Germany’s Social Democrats beat out the conservative CDU/CSU bloc for the first time in 15 years in a new poll Tuesday, just weeks before the national election.
The survey for broadcasters RTL and NTV, conducted by pollster Forsa, shows the Social Democrats (SPD) leading the pack on 23 percent, just ahead of Angela Merkel’s CDU/CSU alliance on 22 percent. The Greens follow in third place at 18 percent, while the liberal FDP stands at 12 percent.
POLITICO’s own Poll of Polls, which aggregates polling data from numerous sources, shows the SPD and CDU/CSU almost neck and neck, with the conservatives ahead at 23 percent compared to the Social Democrats at 22 percent.

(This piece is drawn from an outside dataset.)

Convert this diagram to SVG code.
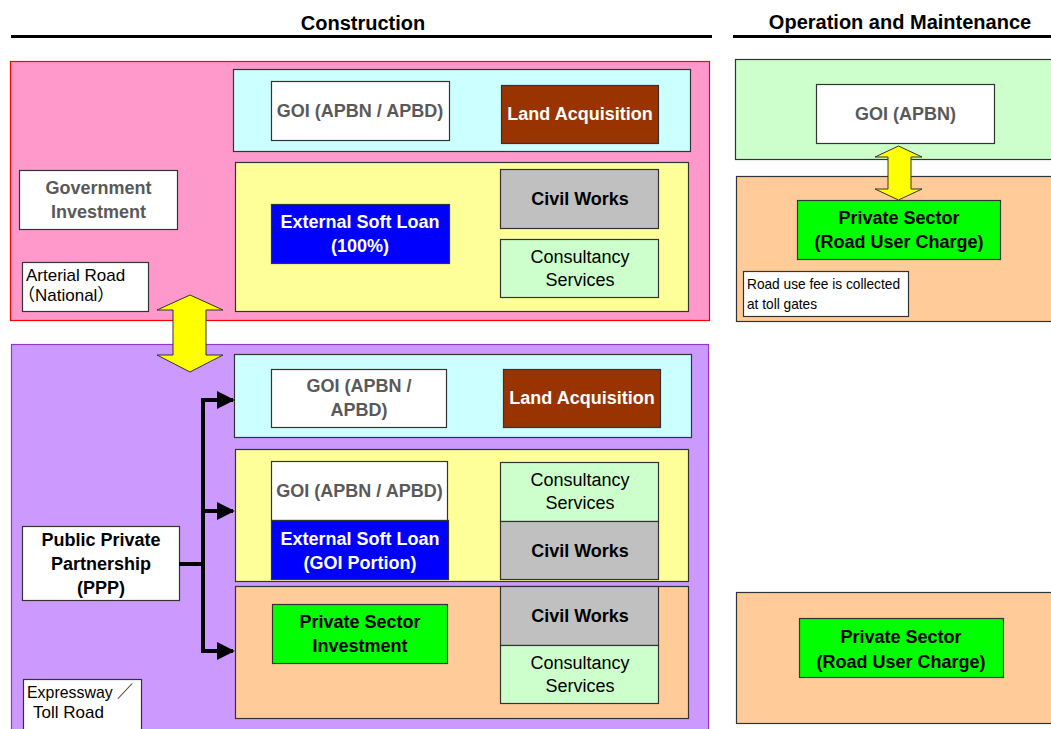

Support for the conservatives has been waning as their candidate to succeed Merkel as chancellor, CDU party leader Armin Laschet, has suffered a series of embarrassing gaffes and appears to have so far failed to convince the public that he is worthy to take the reins.
The Social Democrats, in turn, have been boosted by the popularity of their candidate for chancellor, Finance Minister Olaf Scholz. The RTL/NTV poll showed Scholz as the top choice for chancellor if voters could directly elect the position at 30 percent, far ahead of the Greens’ candidate Annalena Baerbock at 15 percent and Laschet at 11 percent.
But it still remains a toss-up who will ultimately lead the country, as the top three parties remain close and could form a number of different coalitions based on current polling results.